Task goal: From the listing, collect all lines containing the word "chart".

Provided material:

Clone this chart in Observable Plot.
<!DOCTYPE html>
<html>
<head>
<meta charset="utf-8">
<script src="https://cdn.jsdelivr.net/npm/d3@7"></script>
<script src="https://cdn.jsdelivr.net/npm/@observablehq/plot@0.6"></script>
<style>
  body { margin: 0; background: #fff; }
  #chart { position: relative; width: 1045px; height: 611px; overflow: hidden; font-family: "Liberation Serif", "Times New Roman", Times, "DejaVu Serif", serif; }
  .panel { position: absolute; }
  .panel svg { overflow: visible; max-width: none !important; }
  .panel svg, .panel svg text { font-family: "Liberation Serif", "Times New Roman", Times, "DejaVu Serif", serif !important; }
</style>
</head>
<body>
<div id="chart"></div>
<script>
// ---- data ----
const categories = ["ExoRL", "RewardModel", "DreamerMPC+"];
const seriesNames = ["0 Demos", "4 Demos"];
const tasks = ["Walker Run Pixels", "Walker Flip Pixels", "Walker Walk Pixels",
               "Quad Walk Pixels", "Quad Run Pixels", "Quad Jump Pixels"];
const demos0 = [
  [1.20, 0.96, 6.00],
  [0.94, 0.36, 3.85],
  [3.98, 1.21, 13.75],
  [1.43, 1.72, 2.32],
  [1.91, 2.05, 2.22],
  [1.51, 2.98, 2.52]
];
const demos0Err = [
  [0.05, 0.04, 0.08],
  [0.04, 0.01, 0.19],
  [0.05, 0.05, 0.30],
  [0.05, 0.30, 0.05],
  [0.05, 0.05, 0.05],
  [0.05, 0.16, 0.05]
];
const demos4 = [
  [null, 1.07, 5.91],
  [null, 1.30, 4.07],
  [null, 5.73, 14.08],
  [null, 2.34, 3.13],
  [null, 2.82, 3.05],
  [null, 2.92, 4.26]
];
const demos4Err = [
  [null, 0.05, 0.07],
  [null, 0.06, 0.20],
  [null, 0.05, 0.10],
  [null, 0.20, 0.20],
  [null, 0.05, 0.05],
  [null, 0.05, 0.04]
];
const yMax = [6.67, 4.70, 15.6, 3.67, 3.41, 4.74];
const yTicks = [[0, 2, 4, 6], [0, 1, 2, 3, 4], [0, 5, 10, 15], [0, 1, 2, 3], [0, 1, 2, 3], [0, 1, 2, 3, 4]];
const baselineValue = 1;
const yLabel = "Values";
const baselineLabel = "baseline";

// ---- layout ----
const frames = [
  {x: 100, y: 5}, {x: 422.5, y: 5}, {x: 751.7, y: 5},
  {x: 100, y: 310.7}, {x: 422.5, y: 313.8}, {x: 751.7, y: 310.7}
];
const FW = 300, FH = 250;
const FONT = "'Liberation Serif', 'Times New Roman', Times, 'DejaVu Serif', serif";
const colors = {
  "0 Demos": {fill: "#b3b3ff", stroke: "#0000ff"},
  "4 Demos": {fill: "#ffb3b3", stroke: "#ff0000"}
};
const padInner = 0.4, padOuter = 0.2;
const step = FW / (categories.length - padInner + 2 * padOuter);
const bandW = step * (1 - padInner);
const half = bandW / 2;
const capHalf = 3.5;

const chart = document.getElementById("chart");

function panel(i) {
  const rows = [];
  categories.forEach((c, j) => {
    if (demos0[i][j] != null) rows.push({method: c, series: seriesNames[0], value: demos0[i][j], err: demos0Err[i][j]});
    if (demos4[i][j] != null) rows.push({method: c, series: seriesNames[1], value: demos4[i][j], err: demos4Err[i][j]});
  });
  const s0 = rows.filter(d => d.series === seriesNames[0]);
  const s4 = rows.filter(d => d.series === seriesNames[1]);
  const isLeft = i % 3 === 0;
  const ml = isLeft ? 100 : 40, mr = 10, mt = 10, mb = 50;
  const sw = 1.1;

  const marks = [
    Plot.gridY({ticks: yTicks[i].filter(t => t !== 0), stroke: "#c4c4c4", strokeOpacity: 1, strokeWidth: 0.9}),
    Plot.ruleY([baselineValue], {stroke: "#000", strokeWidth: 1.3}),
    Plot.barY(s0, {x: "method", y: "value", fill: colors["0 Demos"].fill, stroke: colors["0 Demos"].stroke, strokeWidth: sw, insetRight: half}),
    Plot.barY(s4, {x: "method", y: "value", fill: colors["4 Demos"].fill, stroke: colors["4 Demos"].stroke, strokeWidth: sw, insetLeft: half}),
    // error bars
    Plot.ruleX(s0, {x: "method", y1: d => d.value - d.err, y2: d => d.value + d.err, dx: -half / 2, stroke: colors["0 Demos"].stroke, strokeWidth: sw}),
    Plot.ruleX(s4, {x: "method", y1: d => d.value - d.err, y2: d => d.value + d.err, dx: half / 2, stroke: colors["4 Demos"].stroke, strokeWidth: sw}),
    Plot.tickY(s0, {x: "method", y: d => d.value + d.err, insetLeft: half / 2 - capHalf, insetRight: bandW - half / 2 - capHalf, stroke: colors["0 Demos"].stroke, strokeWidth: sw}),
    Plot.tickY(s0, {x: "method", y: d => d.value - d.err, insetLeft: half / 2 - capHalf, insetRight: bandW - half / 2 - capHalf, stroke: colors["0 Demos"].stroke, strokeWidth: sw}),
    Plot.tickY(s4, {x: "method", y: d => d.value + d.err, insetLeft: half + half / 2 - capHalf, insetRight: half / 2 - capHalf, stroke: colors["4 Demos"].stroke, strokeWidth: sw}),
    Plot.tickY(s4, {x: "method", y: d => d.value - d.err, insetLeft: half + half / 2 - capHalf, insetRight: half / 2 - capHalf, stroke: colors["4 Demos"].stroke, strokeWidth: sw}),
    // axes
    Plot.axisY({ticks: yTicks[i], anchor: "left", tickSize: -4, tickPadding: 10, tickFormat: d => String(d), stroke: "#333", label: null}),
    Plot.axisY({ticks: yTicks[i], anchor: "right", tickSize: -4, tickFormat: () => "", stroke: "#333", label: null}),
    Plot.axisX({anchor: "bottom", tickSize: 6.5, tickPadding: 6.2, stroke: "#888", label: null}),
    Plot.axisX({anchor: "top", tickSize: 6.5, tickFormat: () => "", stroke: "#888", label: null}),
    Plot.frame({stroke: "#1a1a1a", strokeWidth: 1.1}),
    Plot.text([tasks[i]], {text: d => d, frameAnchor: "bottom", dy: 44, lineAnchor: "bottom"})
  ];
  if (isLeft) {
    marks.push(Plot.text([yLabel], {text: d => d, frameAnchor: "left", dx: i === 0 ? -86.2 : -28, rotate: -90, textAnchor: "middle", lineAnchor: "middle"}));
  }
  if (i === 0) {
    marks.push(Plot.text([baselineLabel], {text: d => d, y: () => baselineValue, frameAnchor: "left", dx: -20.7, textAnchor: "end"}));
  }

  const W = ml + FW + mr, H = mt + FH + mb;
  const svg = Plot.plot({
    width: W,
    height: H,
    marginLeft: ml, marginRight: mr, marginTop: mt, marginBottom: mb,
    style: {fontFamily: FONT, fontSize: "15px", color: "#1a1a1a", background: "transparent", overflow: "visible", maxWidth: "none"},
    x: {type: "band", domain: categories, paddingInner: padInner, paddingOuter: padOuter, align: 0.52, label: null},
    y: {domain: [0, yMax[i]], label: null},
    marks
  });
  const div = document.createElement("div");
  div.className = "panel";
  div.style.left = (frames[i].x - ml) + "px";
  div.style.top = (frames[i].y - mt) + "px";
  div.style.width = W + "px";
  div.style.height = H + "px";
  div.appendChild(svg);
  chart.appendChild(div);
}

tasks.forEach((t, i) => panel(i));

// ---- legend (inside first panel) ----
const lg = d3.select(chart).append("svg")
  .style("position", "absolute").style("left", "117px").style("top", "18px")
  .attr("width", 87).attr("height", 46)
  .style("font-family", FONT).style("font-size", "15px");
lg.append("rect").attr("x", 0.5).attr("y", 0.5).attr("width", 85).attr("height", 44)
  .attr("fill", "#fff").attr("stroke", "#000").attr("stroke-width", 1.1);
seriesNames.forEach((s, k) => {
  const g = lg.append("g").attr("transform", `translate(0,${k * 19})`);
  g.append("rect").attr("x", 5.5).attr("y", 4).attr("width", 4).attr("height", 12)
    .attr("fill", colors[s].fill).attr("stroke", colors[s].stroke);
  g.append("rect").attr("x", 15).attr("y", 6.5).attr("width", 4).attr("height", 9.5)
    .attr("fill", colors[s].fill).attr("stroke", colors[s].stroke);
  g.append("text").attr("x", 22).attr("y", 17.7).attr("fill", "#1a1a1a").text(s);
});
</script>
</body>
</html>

Solution to this exercise:
Clone this chart in Observable Plot.
  #chart { position: relative; width: 1045px; height: 611px; overflow: hidden; font-family: "Liberation Serif", "Times New Roman", Times, "DejaVu Serif", serif; }
<div id="chart"></div>
const chart = document.getElementById("chart");
  chart.appendChild(div);
const lg = d3.select(chart).append("svg")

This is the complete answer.